Records excerpted from a collection
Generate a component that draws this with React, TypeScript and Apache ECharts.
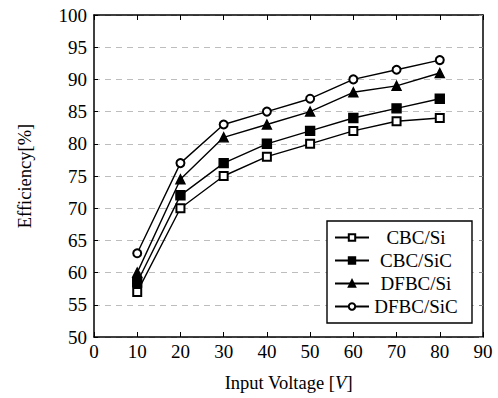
import React, { useEffect, useRef } from "react";
import * as echarts from "echarts";

const voltages = [10, 20, 30, 40, 50, 60, 70, 80];
const cbcSi = [57, 70, 75, 78, 80, 82, 83.5, 84];
const cbcSiC = [58.5, 72, 77, 80, 82, 84, 85.5, 87];
const dfbcSi = [60, 74.5, 81, 83, 85, 88, 89, 91];
const dfbcSiC = [63, 77, 83, 85, 87, 90, 91.5, 93];
const seriesNames = ["CBC/Si", "CBC/SiC", "DFBC/Si", "DFBC/SiC"];

const FONT = "Liberation Serif";
const FS = 19;

export default function App() {
  const ref = useRef<HTMLDivElement>(null);
  useEffect(() => {
    const chart = echarts.init(ref.current!, null, { renderer: "svg" });
    const mk = (name: string, data: number[], symbol: string, size: number) => ({
      name,
      type: "line",
      data: voltages.map((v, i) => [v, data[i]]),
      symbol,
      symbolSize: size,
      showSymbol: true,
      lineStyle: { color: "#000", width: 1.4 },
      itemStyle: { color: "#000", borderColor: "#000", borderWidth: 1.4 },
      emphasis: { disabled: true },
    });
    const axisLine = { show: true, onZero: false, lineStyle: { color: "#000", width: 1.5 } };
    chart.setOption({
      animation: false,
      backgroundColor: "#fff",
      grid: { left: 94, right: 15, top: 15, bottom: 61 },
      xAxis: [
        {
          type: "value",
          min: 0,
          max: 90,
          interval: 10,
          position: "bottom",
          axisLine,
          axisTick: { show: true, inside: true, length: 5, lineStyle: { color: "#000", width: 1 } },
          axisLabel: { color: "#000", fontFamily: FONT, fontSize: FS, margin: 5 },
          splitLine: { show: false },
          name: "{a|Input Voltage [}{i|V}{a|]}",
          nameLocation: "middle",
          nameGap: 36,
          nameTextStyle: {
            fontFamily: FONT,
            fontSize: 18.5,
            rich: {
              a: { color: "#000", fontFamily: FONT, fontSize: 18.5 },
              i: { color: "#000", fontFamily: FONT, fontSize: 18.5, fontStyle: "italic" },
            },
          },
        },
        {
          type: "value",
          min: 0,
          max: 90,
          interval: 10,
          position: "top",
          axisLine,
          axisTick: { show: true, inside: true, length: 5, lineStyle: { color: "#000", width: 1 } },
          axisLabel: { show: false },
          splitLine: { show: false },
        },
      ],
      yAxis: [
        {
          type: "value",
          min: 50,
          max: 100,
          interval: 5,
          position: "left",
          axisLine,
          axisTick: { show: true, inside: true, length: 4, lineStyle: { color: "#000", width: 1 } },
          axisLabel: { color: "#000", fontFamily: FONT, fontSize: FS, margin: 7 },
          splitLine: { show: true, lineStyle: { color: "#bdbdbd", type: [6, 5], width: 1 } },
          name: "Efficiency[%]",
          nameLocation: "middle",
          nameGap: 60,
          nameTextStyle: { color: "#000", fontFamily: FONT, fontSize: 18.5 },
        },
        {
          type: "value",
          min: 50,
          max: 100,
          interval: 5,
          position: "right",
          axisLine,
          axisTick: { show: true, inside: true, length: 4, lineStyle: { color: "#888", width: 1 } },
          axisLabel: { show: false },
          splitLine: { show: false },
        },
      ],
      legend: {
        orient: "vertical",
        left: 327,
        top: 221,
        backgroundColor: "#fff",
        borderColor: "#000",
        borderWidth: 1.4,
        borderRadius: 0,
        padding: [7, 14, 7, 7],
        itemGap: 4,
        itemWidth: 34,
        itemHeight: 8,
        data: seriesNames,
        formatter: (n: string) => `{c|${n}}`,
        textStyle: {
          color: "#000",
          fontFamily: FONT,
          fontSize: FS,
          rich: { c: { width: 84, lineHeight: 20, align: "center", fontFamily: FONT, fontSize: FS, color: "#000" } },
        },
        selectedMode: false,
      },
      series: [
        mk(seriesNames[0], cbcSi, "emptyRect", 8),
        mk(seriesNames[1], cbcSiC, "rect", 9),
        mk(seriesNames[2], dfbcSi, "triangle", 9),
        mk(seriesNames[3], dfbcSiC, "emptyCircle", 8),
      ],
    });
    return () => chart.dispose();
  }, []);
  return <div ref={ref} style={{ position: "fixed", left: 0, top: 0, width: 498, height: 398 }} />;
}
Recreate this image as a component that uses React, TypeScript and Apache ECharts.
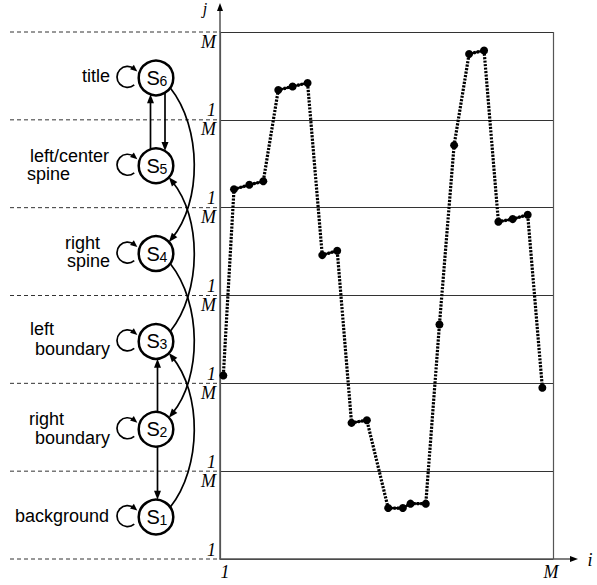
import React, { useEffect, useRef } from 'react';
import * as echarts from 'echarts';

// ---- data ----
const iValues = [1.0, 4.2, 8.8, 13.0, 17.5, 21.8, 26.3, 30.7, 35.2, 39.5, 44.1, 50.5, 54.9, 57.2, 61.8, 65.9, 70.3, 74.8, 79.3, 83.6, 87.9, 92.4, 96.8];
const jValues = [2.09, 4.21, 4.26, 4.3, 5.34, 5.38, 5.42, 3.46, 3.51, 1.55, 1.58, 0.58, 0.58, 0.63, 0.63, 2.67, 4.71, 5.75, 5.79, 3.84, 3.87, 3.92, 1.95];
const runIds = [0, 1, 1, 1, 2, 2, 2, 3, 3, 4, 4, 5, 5, 5, 5, 6, 7, 8, 8, 9, 9, 9, 10];
const xTickLabels = ['1', 'M'];
const bandLowLabel = '1';
const bandHighLabel = 'M';
const axisNames = ['i', 'j'];
const stateIds = ['1', '2', '3', '4', '5', '6'];
const stateLabels = [['background'], ['right', 'boundary'], ['left', 'boundary'], ['right', 'spine'], ['left/center', 'spine'], ['title']];
// transitions between states (1-based): [from, to]
const verticalTransitions = [[6, 5], [5, 6], [2, 3], [2, 1]];
const curvedTransitions = [[6, 4], [3, 5], [4, 2], [1, 3]];

// ---- layout (style, not data) ----
const BANDS = 6;
const labelLineX = [[15], [29, 35], [30, 35], [65, 67], [30, 27], [82]];
const labelLineDy = [[-1], [-10, 9], [-12, 8], [-11, 7], [-10, 8], [-1.5]];
const verticalOffsets: Record<string, number> = { '6-5': 9, '5-6': -5.5, '2-3': 1.5, '2-1': 1.5 };

export default function App() {
  const ref = useRef<HTMLDivElement>(null);
  useEffect(() => {
    const el = ref.current!;
    const chart = echarts.init(el, null, { renderer: 'svg' });
    const serif = '"Liberation Serif", "Times New Roman", serif';
    const sans = '"Liberation Sans", Arial, sans-serif';

    const points = iValues.map((x, n) => [x, jValues[n]]);
    const runs: number[][][] = [];
    let cur: number[][] = [];
    points.forEach((p, n) => {
      if (n > 0 && runIds[n] !== runIds[n - 1]) { runs.push(cur); cur = []; }
      cur.push(p);
    });
    runs.push(cur);

    const series: any[] = [
      { type: 'line', data: points, symbol: 'none', showSymbol: false, lineStyle: { color: '#000', width: 3.2, type: [2.2, 1.3] }, z: 2 },
      ...runs.filter(r => r.length > 1).map(r => ({ type: 'line', data: r, symbol: 'none', showSymbol: false, lineStyle: { color: '#000', width: 2.2 }, z: 3 })),
      { type: 'scatter', data: points, symbol: 'circle', symbolSize: 8, itemStyle: { color: '#000', opacity: 1 }, z: 4 },
    ];

    const labelRich = { fontSize: 18, fontStyle: 'italic', fontFamily: serif, color: '#000', lineHeight: 19, align: 'right' };

    chart.setOption({
      animation: false,
      backgroundColor: '#fff',
      grid: { left: 220, top: 32, width: 333, height: 527, outerBoundsMode: 'none' },
      xAxis: {
        type: 'value', min: 0, max: 100, interval: 100,
        axisLine: { show: true, lineStyle: { color: '#555', width: 1.5 } },
        axisTick: { show: false },
        splitLine: { show: true, lineStyle: { color: '#555', width: 1.2 } },
        axisLabel: {
          show: true, margin: 4, showMinLabel: true, showMaxLabel: true,
          formatter: (v: number) => (v === 0 ? `{l|${xTickLabels[0]}}` : `{r|${xTickLabels[1]}}`),
          rich: {
            l: { fontSize: 18, fontStyle: 'italic', fontFamily: serif, color: '#000', padding: [0, 0, 0, 10] },
            r: { fontSize: 18, fontStyle: 'italic', fontFamily: serif, color: '#000', padding: [0, 4, 0, 0] },
          },
        },
      },
      yAxis: {
        type: 'value', min: 0, max: BANDS, interval: 1,
        axisLine: { show: true, lineStyle: { color: '#555', width: 1.5 } },
        axisTick: { show: false },
        splitLine: { show: true, lineStyle: { color: '#333', width: 1 } },
        axisLabel: {
          show: true, margin: 4, showMinLabel: true, showMaxLabel: true,
          formatter: (v: number) => {
            const k = Math.round(v);
            const up = k < BANDS ? bandLowLabel : '\u00a0';
            const lo = k > 0 ? bandHighLabel : '\u00a0';
            return `{a|${up}}\n{b|${lo}}`;
          },
          rich: { a: labelRich, b: labelRich },
        },
      },
      series,
    });

    const px = (x: number, y: number) => chart.convertToPixel({ gridIndex: 0 } as any, [x, y]) as number[];
    const [axisX, bottomY] = px(0, 0);
    const [rightX, topY] = px(100, BANDS);
    const lineY: number[] = [];
    for (let k = 0; k <= BANDS; k++) lineY.push(px(0, k)[1]);

    const g: any[] = [];
    const black = '#000';
    const arrow = (tx: number, ty: number, dx: number, dy: number, len = 9, half = 3.5) => {
      const m = Math.hypot(dx, dy); dx /= m; dy /= m;
      const bx = tx - dx * len, by = ty - dy * len;
      g.push({ type: 'polygon', shape: { points: [[tx, ty], [bx - dy * half, by + dx * half], [bx + dy * half, by - dx * half]] }, style: { fill: black }, z: 10 });
    };

    // dashed guide lines
    lineY.forEach(y => {
      g.push({ type: 'line', shape: { x1: 10, y1: y, x2: axisX, y2: y }, style: { stroke: '#333', lineWidth: 1, lineDash: [4, 3] }, z: 1 });
    });
    // axis extensions with arrows
    g.push({ type: 'line', shape: { x1: axisX, y1: topY, x2: axisX, y2: 10 }, style: { stroke: '#555', lineWidth: 1.5 }, z: 1 });
    arrow(axisX, 3, 0, -1, 8, 3);
    g.push({ type: 'line', shape: { x1: rightX, y1: bottomY, x2: 572, y2: bottomY }, style: { stroke: '#555', lineWidth: 1.5 }, z: 1 });
    arrow(578, bottomY, 1, 0, 8, 3);
    g.push({ type: 'text', x: 590, y: 569, style: { text: axisNames[0], font: `italic 18px ${serif}`, fill: black, textAlign: 'center', textVerticalAlign: 'bottom' }, z: 10 });
    g.push({ type: 'text', x: 205, y: 0, style: { text: axisNames[1], font: `italic 16px ${serif}`, fill: black, textAlign: 'center', textVerticalAlign: 'top' }, z: 10 });

    // state diagram
    const cx = 156, R = 17.3;
    const cy = stateIds.map((_, k) => (lineY[k] + lineY[k + 1]) / 2 + 2);

    // vertical transitions
    verticalTransitions.forEach(([f, t]) => {
      const off = verticalOffsets[`${f}-${t}`];
      const dir = Math.sign(cy[t - 1] - cy[f - 1]);
      const h = Math.sqrt(R * R - off * off);
      const y1 = cy[f - 1] + dir * h, y2 = cy[t - 1] - dir * h;
      g.push({ type: 'line', shape: { x1: cx + off, y1, x2: cx + off, y2: y2 - dir * 5 }, style: { stroke: black, lineWidth: 1.7 }, z: 5 });
      arrow(cx + off, y2, 0, dir);
    });

    // curved transitions
    const d2r = Math.PI / 180;
    curvedTransitions.forEach(([f, t]) => {
      const yf = cy[f - 1], yt = cy[t - 1];
      const dir = Math.sign(yt - yf);
      const sx = cx + R * Math.cos(35 * d2r), sy = yf + dir * R * Math.sin(35 * d2r);
      const tx = cx + R * Math.cos(42 * d2r), ty = yt - dir * R * Math.sin(42 * d2r);
      const c1x = cx + 46, c1y = sy + dir * 40;
      const c2x = cx + 46, c2y = ty - dir * 40;
      let ddx = tx - c2x, ddy = ty - c2y;
      const m = Math.hypot(ddx, ddy); ddx /= m; ddy /= m;
      g.push({ type: 'bezierCurve', shape: { x1: sx, y1: sy, cpx1: c1x, cpy1: c1y, cpx2: c2x, cpy2: c2y, x2: tx - ddx * 5, y2: ty - ddy * 5 }, style: { stroke: black, lineWidth: 1.7, fill: 'none' }, z: 5 });
      arrow(tx, ty, ddx, ddy);
    });

    stateIds.forEach((id, k) => {
      const y = cy[k];
      // self loop
      const lcx = cx - 28.5, lcy = y - 1, lr = 10.5;
      const a0 = 50 * d2r, a1 = 310 * d2r;
      g.push({ type: 'arc', shape: { cx: lcx, cy: lcy, r: lr, startAngle: a0, endAngle: a1, clockwise: true }, style: { stroke: black, lineWidth: 1.7, fill: 'none' }, z: 5 });
      const ex = lcx + lr * Math.cos(a1), ey = lcy + lr * Math.sin(a1);
      const tdx = -Math.sin(a1), tdy = Math.cos(a1);
      arrow(ex + tdx * 4, ey + tdy * 4, tdx, tdy, 7, 3);
      // node
      g.push({ type: 'circle', shape: { cx, cy: y, r: R }, style: { fill: '#fff', stroke: black, lineWidth: 2.5 }, z: 6 });
      g.push({ type: 'text', x: cx - 9.5, y: y, style: { text: 'S', font: `20px ${sans}`, fill: black, textAlign: 'left', textVerticalAlign: 'middle' }, z: 7 });
      g.push({ type: 'text', x: cx + 3.5, y: y + 3, style: { text: id, font: `14px ${sans}`, fill: black, textAlign: 'left', textVerticalAlign: 'middle' }, z: 7 });
      // label
      stateLabels[k].forEach((line, n) => {
        g.push({ type: 'text', x: labelLineX[k][n], y: y + labelLineDy[k][n], style: { text: line, font: `18px ${sans}`, fill: black, textAlign: 'left', textVerticalAlign: 'middle' }, z: 7 });
      });
    });

    chart.setOption({ graphic: g });
    return () => chart.dispose();
  }, []);
  return <div ref={ref} style={{ position: 'fixed', left: 0, top: 0, width: 597, height: 585, background: '#fff' }} />;
}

[TASK PROMPT]: Take the material above from its first line through the line holding "const FS = 19;" and set it down exactly, without the pictures.

[COMPLETE ANSWER]:
Generate a component that draws this with React, TypeScript and Apache ECharts.
import React, { useEffect, useRef } from "react";
import * as echarts from "echarts";

const voltages = [10, 20, 30, 40, 50, 60, 70, 80];
const cbcSi = [57, 70, 75, 78, 80, 82, 83.5, 84];
const cbcSiC = [58.5, 72, 77, 80, 82, 84, 85.5, 87];
const dfbcSi = [60, 74.5, 81, 83, 85, 88, 89, 91];
const dfbcSiC = [63, 77, 83, 85, 87, 90, 91.5, 93];
const seriesNames = ["CBC/Si", "CBC/SiC", "DFBC/Si", "DFBC/SiC"];

const FONT = "Liberation Serif";
const FS = 19;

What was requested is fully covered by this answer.